Carlo Ancelotti, the Bayern Munich manager, memorably once said that football is “the most important of the least important things”, but he was only partly right. While it is absolutely the case that a bunch of people chasing around a field is insignificant, a bunch of people chasing around a field is not really what football is about.
At a football match can you set aside the strictures that govern real life and freely scream, shout and cuddle strangers. Football tracks life with such unfailing omnipresence, garnishing the mundane with regular doses of drama and suspense; football is amazing, and even when it isn’t there’s always the possibility that it’s about to be.
Football bestows primal paroxysms of intense, transcendent ecstasy, shared both with people who mean everything and people who mean nothing. Football carves out time for people it’s important to see and delivers people it becomes important to see. Football is a structure with folklore, mythology, language and symbols; being part of football is being part of something big, special, and eternal. Football is the best thing in the world when things go well, and still the best thing in the world when they don’t. There is nothing remotely like it. Nothing.
Football is about community and identity, friends and family; football is about expression and abandon, laughter and song; football is about love and pride. Football is about all the beauty in the world.

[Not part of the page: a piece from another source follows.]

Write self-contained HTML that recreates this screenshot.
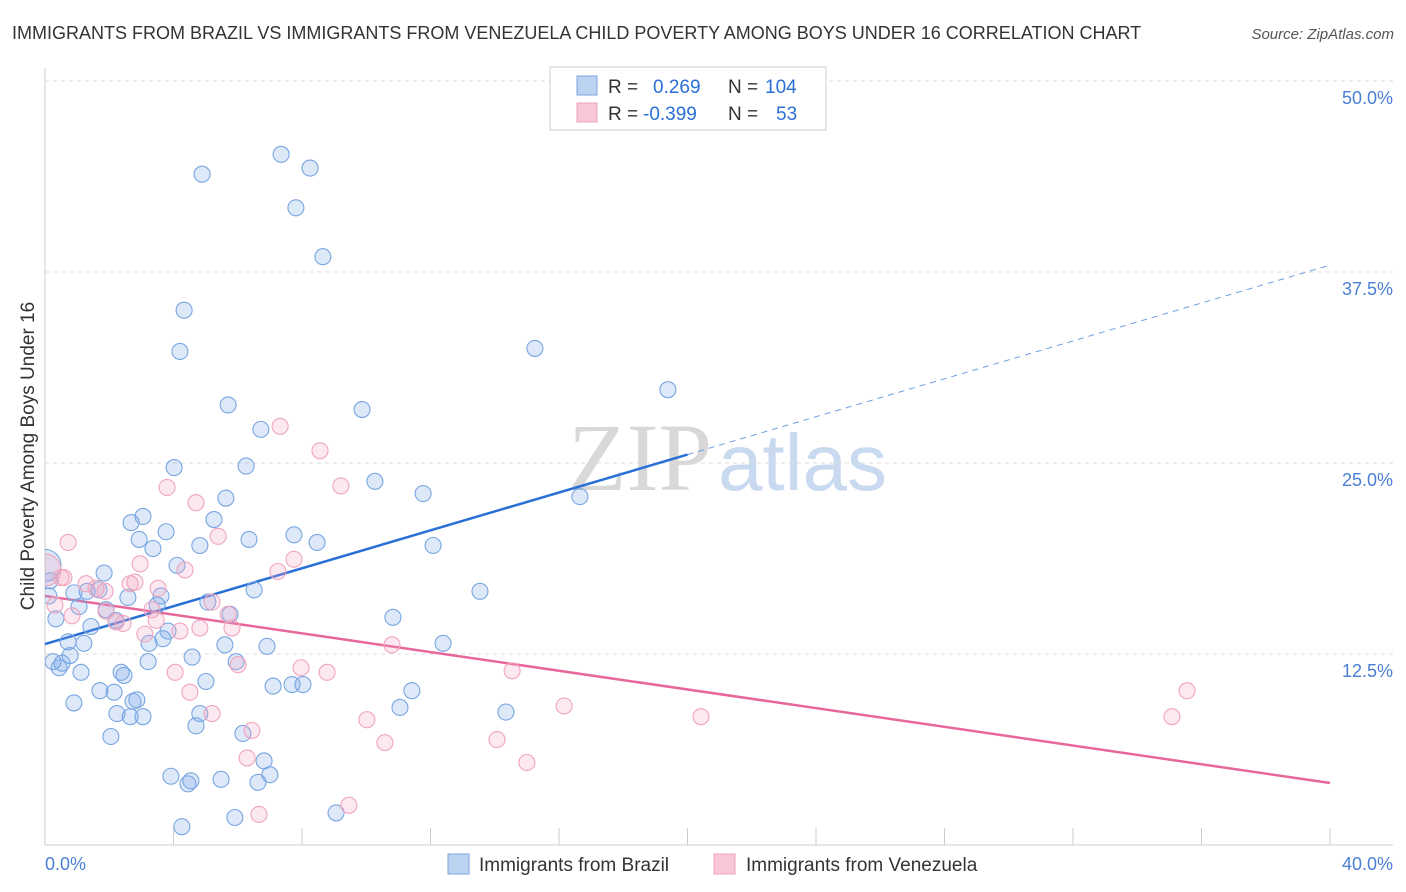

And the world is a beautiful place, even though it doesn’t always seem that way – now especially. But in the horror of terror we’ve seen amazing kindness, uplifting unity and awesome dignity which is the absolute point of everything.
In Stockholm last night, 50,000 or so people gathered for a football match, trying to find a way of celebrating all of these things. Around town before the game the atmosphere was not as boisterous as usual, but in the ground the old conviction gradually returned. The PA played Bob Marley’s Three Little Birds, an Ajax staple with lyrics not entirely appropriate: there is plenty about which to worry, and for some every little thing is never going to be alright.
But somehow the sentiment felt right and the Mancunian contingent joined in with gusto, following it up with “We’ll never die,” – a song of defiance born from the ashes of the Munich air disaster and generally aired at the end of games, often when defeat is imminent. Last night it was needed from the outset, though this time its final line – “we’ll keep the red flag flying high, coz Man United will never die” – was not about a football team but a city, a spirit, and a way of life.
Over the course of the night, every burst of song and even the minute’s silence chorused with that theme: “Manchester, Manchester, Manchester”; “Manchester la la la”; “Oh Manchester is wonderful”. Sparse and simple words, layered and complex meanings.
The match itself was a curious affair. Rarely has it mattered so little whether or not United won; rarely has it been so special that they did. Manchester United do not represent or appeal to everyone in Manchester but they epitomise a similar brilliance to Manchester, brilliance which they take to the world. Brilliance like youthfulness, toughness, swagger and zest; brilliance which has been to the fore these last three days, despite it all.
Last night they drew upon their most prosaic aspects, outfighting and outrunning a willing but callow opponent to win the only trophy to have eluded them. They did not make things better, but they did bring happiness and positivity at a time when happiness and positivity needed to be brought; football is not “the most important of the least important things,” it is the least important of the most important things.